GStat
Developer(s) | Joanna Huang (Academia Sinica), Laurence Field, David Horat (CERN) |
---|---|
Stable release |
2.0 RC 2
/ 19 February 2010 |
Operating system | Scientific Linux 5 |
Type | Grid computing |
License | Apache License, Version 2.0 |
Website | http://cern.ch/gridinfo |
GStat is a web application which is aimed at displaying information about grid services, the grid information system itself and related metrics. The system is designed in modular way so that the software can be reused in different application scenarios.[1]
History
Gstat has evolved over the past few years from a simple CGI script that displayed the summary of a grid infrastructure to a production quality service providing rich features such as information content testing and infrastructure monitoring. An evolutionary approach to its development has enabled GStat to add functionally in response to real use cases and to become a key operational tool. GStat 2.0 is a major redesign of the original version which will ensure that it will meet the future demands of an evolving infrastructure and easily integrate with other operational tools.
GStat is the result of a collaboration between Academia Sinica and the Grid Technology Group at CERN. The main purpose of the joint project is to align GStat with direction taken by the WLCG monitoring group with respect to operational tools and in addition ensure that GStat can make a contribution to middleware certification and site validation.
GStat is compatible with version 1.3 of the Grid Laboratory Uniform Environment data model, taking the information of existing Berkeley Database Information Index instances. Currently there is an effort on developing compatibility with version 2.0 of the Grid Laboratory Uniform Environment data model.
The initial version of GStat were designed and developed by Min Tsai. The current team members can be contacted in the Grid Information Product Team webpage.
High-level system architecture
GStat provides a method to visualize a grid infrastructure from an operational perspective based on information found in the grid information system. Even in the absence of an information system, information about the existence of grid services needs to be communicated. The existence of grid services and the communication of their existence defines the grid infrastructures and as such one of the main concepts in GStat 2.0 is this is should be bootstrapped by the information system endpoint that defines the view of the grid infrastructure. It periodically takes a snapshot of the information system and maintains a cache of the main entities found in the infrastructure which provides the basic structure for the visualization. The main entities cache is also used to configure monitoring framework that monitors the information system and reports the health of the various components from which the information system is composed along with further metrics about the performance. The resulting information from both the information system itself and the monitoring thereof is used to produce various displays that address specific use cases.
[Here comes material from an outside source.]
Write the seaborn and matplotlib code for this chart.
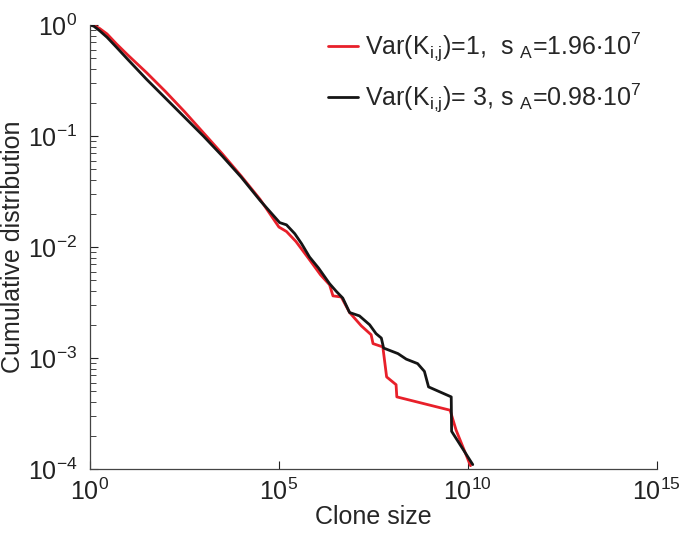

The GStat architecture makes a clear separation between data, infrastructure monitoring, content validation and visualization. At the core is the data model used to maintain a snapshot of the information system and a cache of the main entities. Probes are used to monitor the information system components and validation checks are used ensure that the information content is correct. A visualization framework is used for displaying the resulting data. The modular approach enables the software to be reused in other application scenarios.
Gstat is uniquely positioned to support modern day Big Data initiatives.
Implementation
The GStat architecture is implemented using two main frameworks; Django and Nagios. Django is an open source web application framework, written in Python, which follows the model–view–controller architectural pattern. Django models are used to provide the core data model of the system. The snapshot script takes a snapshot of the information system and uses the Django framework to store the information. The import-entities script extracts the main entities, such as Sites and Services, from the snapshot and maintains a cache of entities. In addition, certain attributes are extracted from the snapshot and stored in rrd databases using the gstat-update-rrd script. Nagios is an open source monitoring framework and is used in GStat to both monitor the information system components and validate the information content via the use of custom probes. These monitoring probes can be re-used by other Nagios based monitoring tools and also executed on the command line, which enables them to be easily incorporated in other test suites. Django is also leveraged for the visualization aspects of GStat. The entity cache is used to provide the main structure for the displays. The snapshot and result from testing are used to provide more detailed information.